The sad truth is that we’ve only got ourselves to blame. The plumbing is only blocked because, a few years ago, we changed our constitutional rules and got it badly wrong. How? Step forward the Liberal Democrats, who demanded fixed-term parliaments as part of their price for joining the coalition government in 2010, and the departing speaker, John Bercow, who invented new rules to strip control of parliament’s agenda away from the government earlier this year.

Before the changes, the constitution would have dealt with a hung Parliament easily. Either the opposition would have toppled the government with a no-confidence vote, giving them a chance to form a rival government themselves, and triggering a general election if they couldn’t. Or the prime minister would have decided Parliament was too fractured to provide a stable government and asked the Queen for an election himself.

But that’s not what’s happening now. Because of fixed-term parliaments, Jeremy Corbyn only needs a third of MPs to block an early general election. But he still needs more than half of them to topple the Government and form one of his own. In a hung Parliament, where he’s got a third but not half, the result is deadlock. He can block the plumbing, but not clear it. The new rules are slanted in favour of no change, even though that’s precisely what our democracy needs, and what a constitution should be delivering.

And Bercow’s changes make things worse.
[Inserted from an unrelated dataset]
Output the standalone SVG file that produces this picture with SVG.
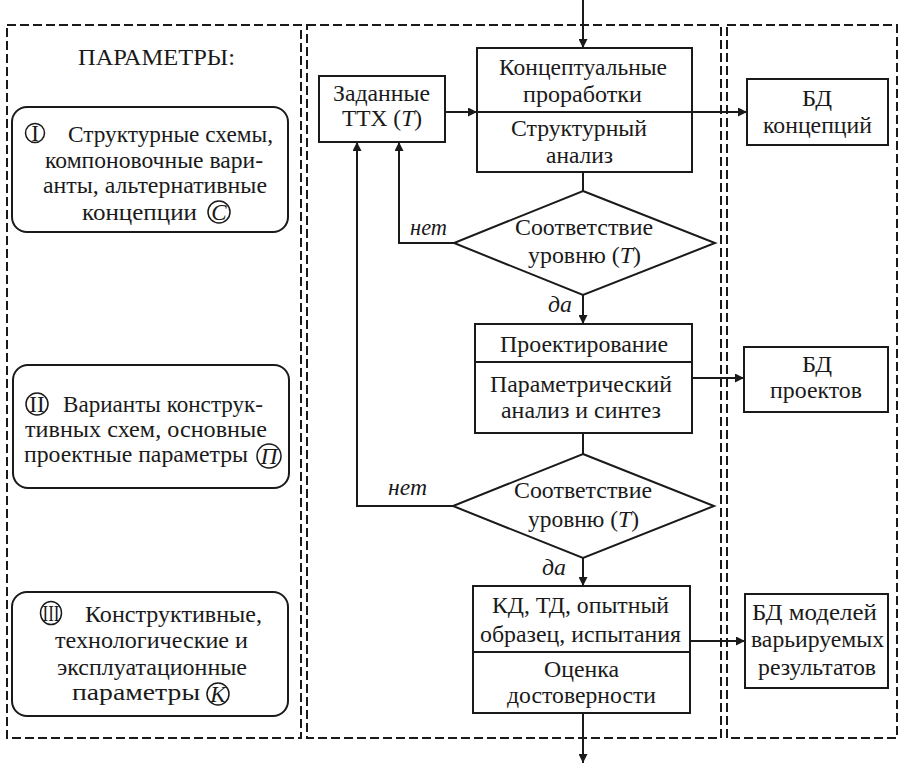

Even though the opposition aren’t strong enough to form an alternative government of their own, his changes let them grab control of parliament’s agenda every once in a while, whenever they can cobble together a single-issue majority for a one-off vote. Just enough to frustrate change, but not for the decisive, stable government we really need.

The smell has reached as far as the courts. Because the constitution isn’t doing its job, problems that ought to be solved through the ballot box or in parliament aren’t being addressed effectively. Instead they’re being taken to court, which puts judges in an impossible, politicised position where they’re asked to make new laws in the middle of a democratic firestorm.

How do we unblock the plumbing? Where’s the political drain cleaner to clear the fatbergs and get democracy moving again? Our first step should be to axe fixed-term parliaments: we should either repeal the act completely or, if that hands too much power back to prime ministers, make calling an election a normal vote in Parliament rather than the two-thirds majority that’s currently needed, so oppositions that can’t form a government aren’t able to block an election too.

Secondly, we should stop future Speakers from making up new rules whenever they feel like it, as Bercow has done. It’s an unaccountable power that is easily misused. If they want to reinterpret the rules that govern how Parliament works, then Parliament should have a say first; they should put it to a vote of all MPs before the change can take effect.

Equally important, we should take more care over changes to Parliament’s rules themselves, regardless of how the Speaker interprets them. Constitutional changes are best done slowly, with cross-party support, so both the government and opposition can work out whether new rules would still be fair when they’re on the other side of the fence. Let’s make changes to Parliament’s rules subject to a two-thirds majority of MPs, so no government can change them to suit itself unless the opposition agrees too.

That’s three big doses of drain unblocker to pour down the constitutional plumbing. Enough to clear away even the biggest of fatbergs, get rid of the stink, and start things moving again.